CHARLOTTE ( TheStreet) -- Airline shares are closing out a bumpy week as the vision of a finally rational industry was challenged by disappointing unit revenue numbers from two major carriers.
On Tuesday, Delta (DAL - Get Report) reported that March revenue per available seat mile gained 2%, below guidance of 4%. On Wednesday, US Airways (LCC) reported flat March PRASM, below guidance of 2% to 4%.
The two airlines both put some of the blame for lower PRASM on the sequester, suggesting that it reduced travel. Delta also listed a variety of other factors, including the impact of a weakening yen as well as "lower than expected demand as a result of our attempt to drive higher yields, and temporary inefficiencies during implementation of new revenue management technology."
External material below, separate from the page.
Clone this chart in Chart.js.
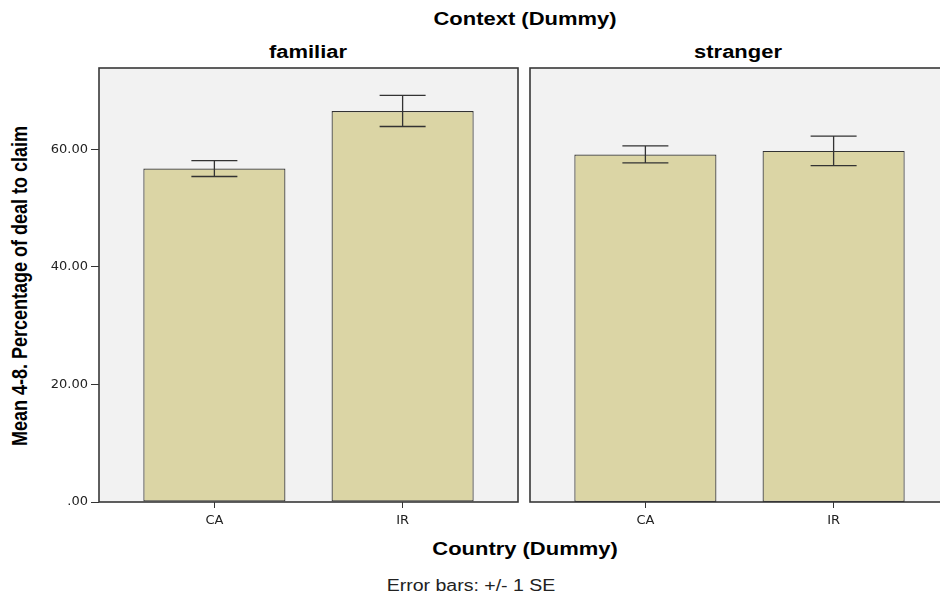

The disappointments triggered share price declines throughout the sector. Delta closed Thursday at $14.75, down 10% for the first four days of the week. US Airways closed Thursday at $15.69, down 7% in four days. United (UAL - Get Report) closed at $29.30, down 6%, while Alaska (ALK - Get Report) was down 4% at $13.47. Among the major airlines, only Spirit (SAVE - Get Report) was up, closing Thursday at $25.51, a gain of 1% in four days.Late Thursday, JP Morgan analyst Jamie Baker wrote in a report that the industry is facing "continued, uninspiring demand, exacerbated by the impact of sequestration," but noted that fuel prices have fallen 25 cents per gallon since February's peak. As a result, he said, his estimates have changed little. Still, Baker believes the impact of sequestration is real. "Government demand for air travel contributes 3% to 4% of industry revenue, and is estimated to have declined by as much as 30% in the past month," he said. Plus, there's the downstream impact to consumers that rely on government funding. And yes, that likely means negative monthly RASM for some, such as US Airways in April." In general. airline analysts including Baker are sticking with the carriers, making the case that the industry has in fact been transformed by three key recent changes: consolidation, rational capacity management and the introduction of the ancillary fee model. CRT Capital Markets analyst Mike Derchin argued in a recent report that the group's multiple, currently around 4.7, ought to be between 5 and 6.5.